» **Task**
Look at the data below and print exactly the lines from its first line through the line with "from matplotlib.ticker import"; the pictures stay out of the copy.

» **Collected data**
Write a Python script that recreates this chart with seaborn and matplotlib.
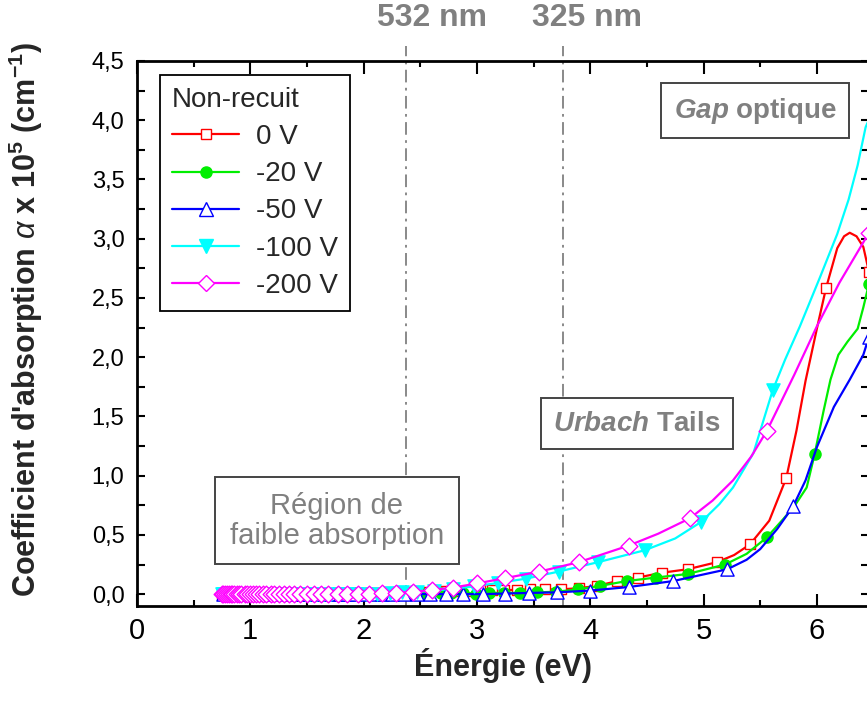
import pandas as pd
import seaborn as sns
import matplotlib.pyplot as plt
from matplotlib.lines import Line2D
from matplotlib.ticker import MultipleLocator, FuncFormatter

# ---------------- donnees ----------------
# energie (eV) et coefficient d'absorption (x 1e5 cm-1) aux symboles
e_0v = [0.75, 0.80, 0.85, 0.90, 0.95, 1.00, 1.05, 1.10, 1.15, 1.20, 1.25, 1.30, 1.35, 1.40, 1.45,
        1.50, 1.55, 1.60, 1.66, 1.72, 1.78, 1.84, 1.90, 1.95, 2.01, 2.06, 2.10, 2.15, 2.20, 2.25,
        2.30, 2.36, 2.42, 2.48, 2.55, 2.62, 2.69, 2.77, 2.85, 2.94, 3.03, 3.13, 3.24, 3.35, 3.47,
        3.60, 3.74, 3.90, 4.06, 4.24, 4.42, 4.63, 4.86, 5.12, 5.41, 5.73, 6.08, 6.46]
a_0v = [0.00, 0.00, 0.00, 0.00, 0.00, 0.00, 0.00, 0.00, 0.00, 0.00, 0.00, 0.00, 0.00, 0.00, 0.00,
        0.00, 0.00, 0.00, 0.00, 0.00, 0.01, 0.01, 0.01, 0.01, 0.01, 0.01, 0.01, 0.01, 0.01, 0.01,
        0.02, 0.02, 0.02, 0.02, 0.02, 0.03, 0.03, 0.03, 0.03, 0.03, 0.035, 0.035, 0.035, 0.035, 0.04,
        0.04, 0.04, 0.05, 0.07, 0.11, 0.14, 0.18, 0.21, 0.27, 0.42, 0.98, 2.58, 2.72]
# points de courbe supplementaires (entre les symboles)
e_0v_line = [5.27, 5.58, 5.82, 5.90, 6.00, 6.18, 6.24, 6.29, 6.35, 6.41]
a_0v_line = [0.33, 0.62, 1.38, 1.80, 2.24, 2.92, 3.02, 3.05, 3.02, 2.93]

e_20v = [0.77, 0.82, 0.87, 0.92, 0.97, 1.02, 1.07, 1.12, 1.17, 1.22, 1.27, 1.32, 1.37, 1.42, 1.47,
         1.53, 1.59, 1.65, 1.71, 1.77, 1.83, 1.90, 1.97, 2.04, 2.10, 2.16, 2.22, 2.28, 2.35, 2.43,
         2.51, 2.59, 2.68, 2.77, 2.88, 2.99, 3.11, 3.24, 3.38, 3.53, 3.70, 3.89, 4.09, 4.32, 4.58,
         4.86, 5.19, 5.56, 5.98, 6.46]
a_20v = [0.00, 0.00, 0.00, 0.00, 0.00, 0.00, 0.00, 0.00, 0.00, 0.00, 0.00, 0.00, 0.00, 0.00, 0.00,
         0.00, 0.00, 0.00, 0.00, 0.00, 0.00, 0.00, 0.00, 0.00, 0.00, 0.00, 0.005, 0.005, 0.005, 0.005,
         0.01, 0.01, 0.01, 0.01, 0.01, 0.005, 0.01, 0.01, 0.01, 0.015, 0.02, 0.04, 0.07, 0.11, 0.14,
         0.17, 0.25, 0.48, 1.18, 2.62]
e_20v_line = [5.38, 5.70, 5.80, 5.91, 6.06, 6.12, 6.19, 6.27, 6.36, 6.41]
a_20v_line = [0.34, 0.63, 0.74, 0.90, 1.55, 1.81, 2.02, 2.13, 2.24, 2.42]

e_50v = [0.76, 0.80, 0.85, 0.89, 0.94, 0.98, 1.04, 1.08, 1.13, 1.18, 1.23, 1.29, 1.33, 1.36, 1.40,
         1.44, 1.48, 1.52, 1.57, 1.62, 1.67, 1.73, 1.79, 1.85, 1.92, 1.99, 2.07, 2.16, 2.25, 2.36,
         2.47, 2.59, 2.73, 2.88, 3.05, 3.25, 3.46, 3.71, 4.00, 4.34, 4.73, 5.21, 5.79, 6.46]
a_50v = [0.00, 0.00, 0.00, 0.00, 0.00, 0.00, 0.00, 0.00, 0.00, 0.00, 0.00, 0.00, 0.00, 0.00, 0.00,
         0.00, 0.00, 0.00, 0.00, 0.00, 0.00, 0.00, 0.00, 0.00, 0.00, 0.00, 0.00, 0.00, 0.00, 0.00,
         0.00, 0.00, 0.00, 0.00, 0.00, 0.005, 0.01, 0.015, 0.03, 0.06, 0.11, 0.21, 0.74, 2.17]
e_50v_line = [5.38, 5.50, 5.65, 5.90, 6.00, 6.15, 6.29, 6.41]
a_50v_line = [0.29, 0.38, 0.55, 0.96, 1.24, 1.58, 1.81, 2.02]

e_100v = [0.75, 0.76, 0.78, 0.79, 0.81, 0.82, 0.84, 0.85, 0.87, 0.89, 0.91, 0.92, 0.94, 0.96, 0.99,
          1.01, 1.03, 1.06, 1.08, 1.11, 1.14, 1.17, 1.20, 1.23, 1.27, 1.31, 1.35, 1.39, 1.43, 1.48,
          1.53, 1.59, 1.65, 1.71, 1.78, 1.85, 1.93, 2.02, 2.12, 2.23, 2.34, 2.47, 2.62, 2.79, 2.97,
          3.19, 3.43, 3.72, 4.07, 4.48, 4.98, 5.61]
a_100v = [0.00, 0.00, 0.00, 0.00, 0.00, 0.00, 0.00, 0.00, 0.00, 0.00, 0.00, 0.00, 0.00, 0.00, 0.00,
          0.00, 0.00, 0.00, 0.00, 0.00, 0.00, 0.00, 0.00, 0.00, 0.00, 0.00, 0.00, 0.00, 0.00, 0.00,
          0.00, 0.00, 0.00, 0.00, 0.00, 0.00, 0.00, 0.00, 0.00, 0.01, 0.015, 0.02, 0.03, 0.045, 0.065,
          0.095, 0.13, 0.19, 0.27, 0.37, 0.61, 1.72]
e_100v_line = [4.75, 5.14, 5.26, 5.44, 5.72, 5.85, 6.03, 6.18, 6.28, 6.36, 6.43, 6.47]
a_100v_line = [0.47, 0.76, 0.90, 1.19, 1.98, 2.26, 2.68, 3.04, 3.33, 3.62, 3.94, 4.03]

e_200v = [0.75, 0.76, 0.78, 0.79, 0.81, 0.83, 0.84, 0.86, 0.88, 0.90, 0.92, 0.95, 0.97, 1.00, 1.02,
          1.05, 1.08, 1.11, 1.14, 1.18, 1.21, 1.25, 1.30, 1.34, 1.39, 1.44, 1.50, 1.56, 1.62, 1.69,
          1.77, 1.85, 1.95, 2.05, 2.16, 2.29, 2.44, 2.60, 2.79, 3.00, 3.25, 3.55, 3.90, 4.34, 4.88,
          5.56, 6.46]
a_200v = [0.00, 0.00, 0.00, 0.00, 0.00, 0.00, 0.00, 0.00, 0.00, 0.00, 0.00, 0.00, 0.00, 0.00, 0.00,
          0.00, 0.00, 0.00, 0.00, 0.00, 0.00, 0.00, 0.00, 0.00, 0.00, 0.00, 0.00, 0.00, 0.00, 0.00,
          0.00, 0.00, 0.00, 0.005, 0.01, 0.01, 0.02, 0.035, 0.055, 0.09, 0.135, 0.19, 0.27, 0.41, 0.64,
          1.38, 3.05]
e_200v_line = [4.60, 5.08, 5.26, 5.42, 5.80, 6.00, 6.20]
a_200v_line = [0.51, 0.79, 0.96, 1.16, 1.85, 2.26, 2.63]

labels = ["0 V", "-20 V", "-50 V", "-100 V", "-200 V"]
couleurs = ["#ff0000", "#00ee00", "#0000ff", "#00ffff", "#ff00ff"]
marqueurs = ["s", "o", "^", "v", "D"]
pleins = [False, True, False, True, False]
tailles = [7.5, 8, 9.5, 9.5, 8.5]

donnees = [(e_0v, a_0v, e_0v_line, a_0v_line),
           (e_20v, a_20v, e_20v_line, a_20v_line),
           (e_50v, a_50v, e_50v_line, a_50v_line),
           (e_100v, a_100v, e_100v_line, a_100v_line),
           (e_200v, a_200v, e_200v_line, a_200v_line)]

# longueurs d'onde des lasers (eV)
e_532 = 2.37
e_325 = 3.76

# ---------------- style ----------------
sns.set_theme(style="ticks")
plt.rcParams["font.family"] = ["Liberation Sans", "DejaVu Sans"]
plt.rcParams["mathtext.fontset"] = "custom"
plt.rcParams["mathtext.rm"] = "Liberation Sans"
plt.rcParams["mathtext.it"] = "Liberation Sans:italic"
plt.rcParams["mathtext.bf"] = "Liberation Sans:bold"
plt.rcParams["mathtext.bfit"] = "Liberation Sans:italic:bold"

fig = plt.figure(figsize=(8.67, 7.07), dpi=100)
ax = fig.add_axes([0.158, 0.1429, 0.8443, 0.7709])

# ---------------- courbes ----------------
for i, (e, a, el, al) in enumerate(donnees):
    c = couleurs[i]
    ligne = pd.DataFrame({"E": e + el, "a": a + al}).sort_values("E")
    sns.lineplot(data=ligne, x="E", y="a", ax=ax, color=c, linewidth=1.6,
                 estimator=None, sort=True, zorder=2 + 2 * i, legend=False)
    sns.scatterplot(x=e, y=a, ax=ax, marker=marqueurs[i], s=tailles[i] ** 2,
                    facecolor=c if pleins[i] else "white", edgecolor=c,
                    linewidth=1.0, zorder=3 + 2 * i, legend=False)

# lignes verticales 532 nm / 325 nm
gris = "#808080"
for ev in (e_532, e_325):
    ax.plot([ev, ev], [-0.1, 4.63], color=gris, lw=1.3,
            linestyle=(0, (7, 3, 1.5, 3)), clip_on=False, zorder=1)
ax.text(2.6, 4.86, "532 nm", color=gris, fontsize=23, fontweight="bold",
        ha="center", va="center", clip_on=False)
ax.text(3.97, 4.86, "325 nm", color=gris, fontsize=23, fontweight="bold",
        ha="center", va="center", clip_on=False)

# boites de texte
boite = dict(boxstyle="square,pad=0.45", fc="white", ec="#444444", lw=1.4)
ax.text(5.455, 4.08, r"$\mathbfit{Gap}$ optique", color=gris, fontsize=20,
        fontweight="bold", ha="center", va="center", bbox=boite, zorder=20)
ax.text(4.41, 1.44, r"$\mathbfit{Urbach}$ Tails", color=gris, fontsize=20,
        fontweight="bold", ha="center", va="center", bbox=boite, zorder=20)
ax.text(1.765, 0.62, "Région de\nfaible absorption", color=gris, fontsize=21,
        ha="center", va="center", linespacing=1.1,
        bbox=dict(boxstyle="square,pad=0.5", fc="white", ec="#444444", lw=1.4), zorder=20)

# ---------------- axes ----------------
ax.set_xlim(0, 6.46)
ax.set_ylim(-0.1, 4.5)
ax.xaxis.set_major_locator(MultipleLocator(1))
ax.xaxis.set_minor_locator(MultipleLocator(0.5))
ax.yaxis.set_major_locator(MultipleLocator(0.5))
ax.yaxis.set_minor_locator(MultipleLocator(0.25))
ax.yaxis.set_major_formatter(FuncFormatter(lambda v, p: f"{v:.1f}".replace(".", ",")))
ax.tick_params(which="both", direction="in", top=True, right=True, width=1.5, colors="black")
ax.tick_params(axis="x", which="major", length=9, labelsize=21, pad=8)
ax.tick_params(axis="x", which="minor", length=4.5)
ax.tick_params(axis="y", which="major", length=6, labelsize=17, pad=9)
ax.tick_params(axis="y", which="minor", length=6)
for sp in ax.spines.values():
    sp.set_linewidth(2)
    sp.set_color("black")

ax.set_xlabel("Énergie (eV)", fontsize=22, fontweight="bold", labelpad=2)
ax.set_ylabel(r"Coefficient d'absorption $\alpha$ x 10$^{\mathbf{5}}$ (cm$^{\mathbf{-1}}$)",
              fontsize=22, fontweight="bold")
ax.yaxis.set_label_coords(-0.125, 0.525)

# legende
poignees = [Line2D([0], [0], color=couleurs[i], lw=1.6, marker=marqueurs[i],
                   markersize=tailles[i], markerfacecolor=couleurs[i] if pleins[i] else "white",
                   markeredgecolor=couleurs[i], markeredgewidth=1.0) for i in range(5)]
leg = ax.legend(poignees, labels, title="Non-recuit", loc="upper left",
                bbox_to_anchor=(0.031, 0.975), borderaxespad=0, fontsize=20, title_fontsize=20,
                frameon=True, fancybox=False, framealpha=1, edgecolor="black",
                handlelength=2.4, handletextpad=0.6, labelspacing=0.4,
                borderpad=0.45, alignment="left")
leg.get_frame().set_linewidth(1.3)
leg.set_zorder(30)

fig.savefig("out.png", dpi=100)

» **Reply to the task**
Write a Python script that recreates this chart with seaborn and matplotlib.
import pandas as pd
import seaborn as sns
import matplotlib.pyplot as plt
from matplotlib.lines import Line2D
from matplotlib.ticker import MultipleLocator, FuncFormatter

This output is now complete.